Well, this is a novel sensation.
While still basking in the warm afterglow of a wonderful holiday which ended just five days ago, I’m now feeling the giddy demob-happy anticipation of a second holiday, which starts tomorrow morning…
…when I fly to Athens, to spend eight days in the very epicentre of the mad media circus that is…
This will be my fifth Eurovision, but the first one where I’ll be enjoying the benefits of press accreditation. This comes courtesy of www.slate.com, for whom I’ll be penning four daily dispatches, starting next Thursday.

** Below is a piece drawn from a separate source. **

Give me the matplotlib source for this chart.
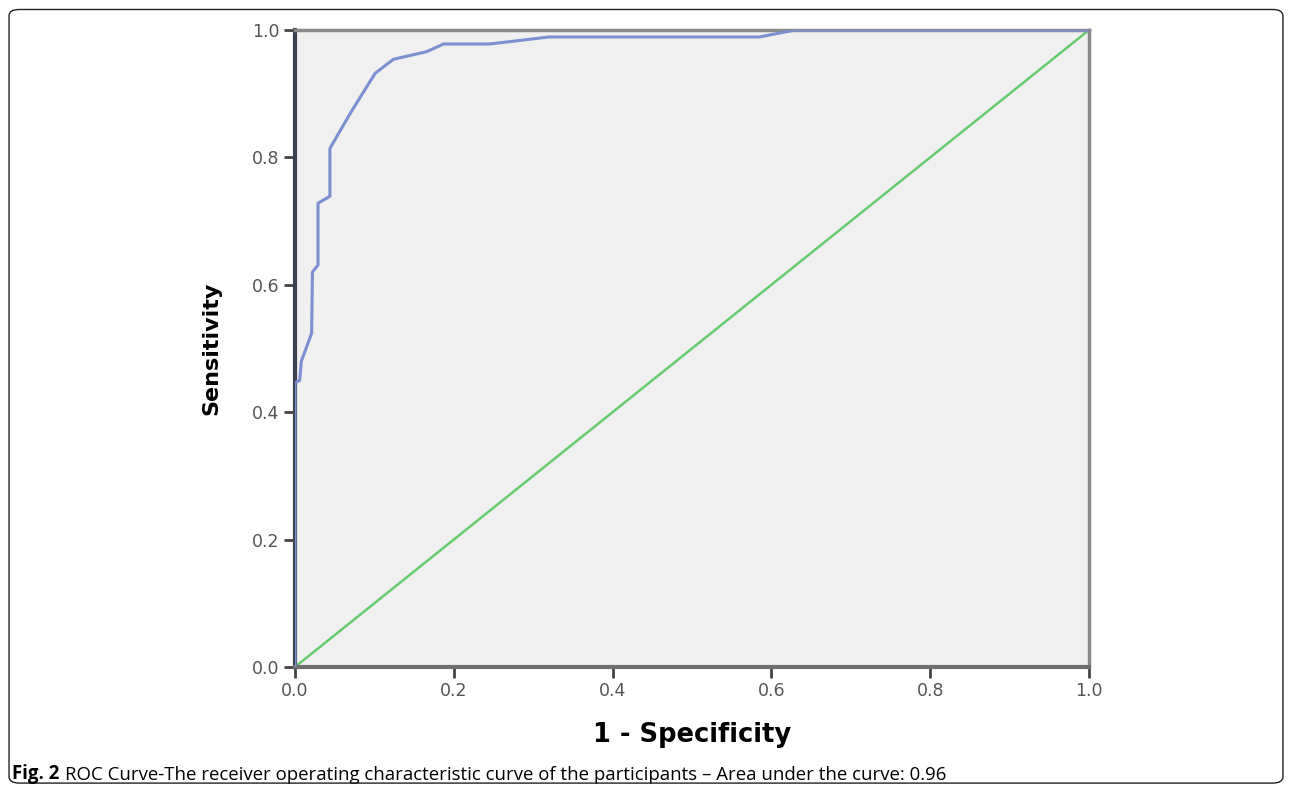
import matplotlib
matplotlib.use("Agg")
import matplotlib.pyplot as plt
from matplotlib.patches import FancyBboxPatch

# ROC curve points (1 - specificity, sensitivity)
fpr = [0.0, 0.0, 0.006, 0.008, 0.021, 0.022, 0.029, 0.029, 0.044, 0.044, 0.050,
       0.071, 0.101, 0.124, 0.166, 0.187, 0.245, 0.320, 0.585, 0.630, 1.0]
tpr = [0.0, 0.446, 0.450, 0.480, 0.524, 0.620, 0.631, 0.728, 0.739, 0.814, 0.827,
       0.872, 0.932, 0.954, 0.966, 0.978, 0.978, 0.989, 0.989, 1.0, 1.0]
ref_line = [0.0, 1.0]
ticks = [0.0, 0.2, 0.4, 0.6, 0.8, 1.0]
tick_labels = ["0.0", "0.2", "0.4", "0.6", "0.8", "1.0"]

fig = plt.figure(figsize=(12.92, 7.91), dpi=100)
ax = fig.add_axes([0.2283, 0.1568, 0.6146, 0.8053])
ax.set_facecolor("#f0f0f0")

ax.plot(ref_line, ref_line, color="#66cc6e", lw=1.8, zorder=2)
ax.plot(fpr, tpr, color="#7b8fd2", lw=2.2, zorder=3, solid_joinstyle="round")

ax.set_xlim(0, 1)
ax.set_ylim(0, 1)
ax.set_xticks(ticks)
ax.set_xticklabels(tick_labels)
ax.set_yticks(ticks)
ax.set_yticklabels(tick_labels)
ax.tick_params(direction="out", length=8, width=2, color="#444444",
               labelsize=12.5, labelcolor="#555555", pad=3)
for lab in ax.get_xticklabels() + ax.get_yticklabels():
    lab.set_family("DejaVu Sans")

ax.spines["left"].set_color("#3c4150")
ax.spines["left"].set_linewidth(3)
ax.spines["bottom"].set_color("#6e6e6e")
ax.spines["bottom"].set_linewidth(3)
for side in ("top", "right"):
    ax.spines[side].set_color("#8a8a8a")
    ax.spines[side].set_linewidth(2.5)

ax.set_xlabel("1 - Specificity", fontsize=18.5, fontweight="bold",
              family="DejaVu Sans", labelpad=16)
ax.set_ylabel("Sensitivity", fontsize=16, fontweight="bold",
              family="DejaVu Sans", labelpad=22)

# rounded frame around the whole figure
frame = FancyBboxPatch((0.007, 0.01), 0.986, 0.978, boxstyle="round,pad=0,rounding_size=0.008",
                       transform=fig.transFigure, fill=False, edgecolor="#222222", lw=1.0)
fig.patches.append(frame)

# caption: bold "Fig. 2" followed by regular text
fig_lbl = fig.text(0.0095, 0.015, "Fig. 2", fontsize=13.4, fontweight="bold",
                   family="Open Sans", va="baseline")
ax.annotate("ROC Curve-The receiver operating characteristic curve of the participants "
            "\u2013 Area under the curve: 0.96",
            xy=(1, 0), xycoords=fig_lbl, xytext=(4, 0), textcoords="offset points",
            fontsize=13.4, family="Open Sans", va="bottom", annotation_clip=False)

fig.savefig("out.png", dpi=100)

The purpose of these dispatches will be to introduce and explain the Eurovision phenomenon to a mostly American audience, who know nothing of its manifold delights. This is particularly well-timed, since the NBC network have recently secured the rights to produce a US version of the contest, in which all 50 states will compete against each other. Let’s just hope they manage to preserve something of Eurovision’s essential charm and character.
My mentor for the week will be Chig, who has been representing Gay Times at the contest nearly every year since 1998. I couldn’t ask for a better guide – or indeed flatmate, as we’ll be bunking up together in an apartment for the duration. (I might also press him into certain fact-checking duties; he’s a notorious stickler for detail, and quite right too.)
The big worries right now are:
1. Will my level of accreditation grant me access to the press centre, which I could do with in order to file my copy? They don’t tell you until you get there. It could get ugly!
2. Will my dodgy laptop hold out for the duration? It’s perfectly well-behaved until I switch on the wi-fi, after which it has a nasty habit of blue-screening at random. My latest wheeze has been to disable the Norton Anti-Virus. Miraculously, it appears to be working a treat… so far.
If the wi-fi inside the Arena permits, then I intend to fire off some rough-and-ready hit-and-run blog posts from the rehearsals and press conferences – along with breathless reports of the parties, of course. (“OH MY GOD I stood RIGHT NEXT to the second Croatian backing dancer from the left! My life is SO GLAMOROUS!”) Well, one must be allowed an outlet for one’s untreated fanboy gush, as Slate are really rather highbrow (SHUT THAT DOOR, BELGIUM’S KATE RYAN!), and I shall be obliged to deploy at least some measure of objective detachment. (GO ICELAND! WE LOVE YOU, SILVIA!)
Yesterday, at the Retro Bar’s monthly “Douze Points” shindig, we watched the preview videos of this year’s entries, and cast votes in the traditional Eurovision jury-based manner. (Luca has the full results.) The winners on the night were Germany, who have fielded a sweet and mega-catchy country-and-western hoedown – but easily my favourite video came from Greece’s remarkably well-preserved veteran Anna Vissi, who served up a gripping mini-drama that had me clutching my sides. YOU SHOW ‘EM GRANDMA!
Despite the aforementioned post-holiday glow, it’s been a stressful rollercoaster of a week in many ways. I only had two days in Nottingham to unpack, turn round and re-pack, before spending two days back in Canary Wharf in advance of Athens. The morning after I arrive back at Gatwick, I’ll then be back in Canary Wharf for yet another full working week. I’ve therefore had to pack work clothes, play clothes and party clothes for a full sixteen days away. Why, I can barely lift my suitcase.
This was also the week that I learnt that I’ll be required to spend most of June working in London as well. I’m afraid that, in the heat of the moment, I might have used some unprofessional language. Yes, let’s leave it right there.
Today was a classic Canary Wharf day: lurching from Dear-GOD-this-is-the-toughest-gig-ever, WHY-did-they-hire-me, I’ll-NEVER-get-up-to-speed, my-brain-can’t-absorb-ONE-MORE-SCRAP-of-information, to oh-NOW-I-get-it, wow-I’ve-actually-got-something-WORKING, you-know-this-job-can-be-quite-FUN-in-a-twisted-sort-of-way. And thankfully, in that order.
Bloody Slate Dot Bloody Com, if you please! I am VERY excited. DJ DAZ TO BRING IT BACK HOME FOR BLIGHTY!
What a year, ladies and gentlemen. What a year.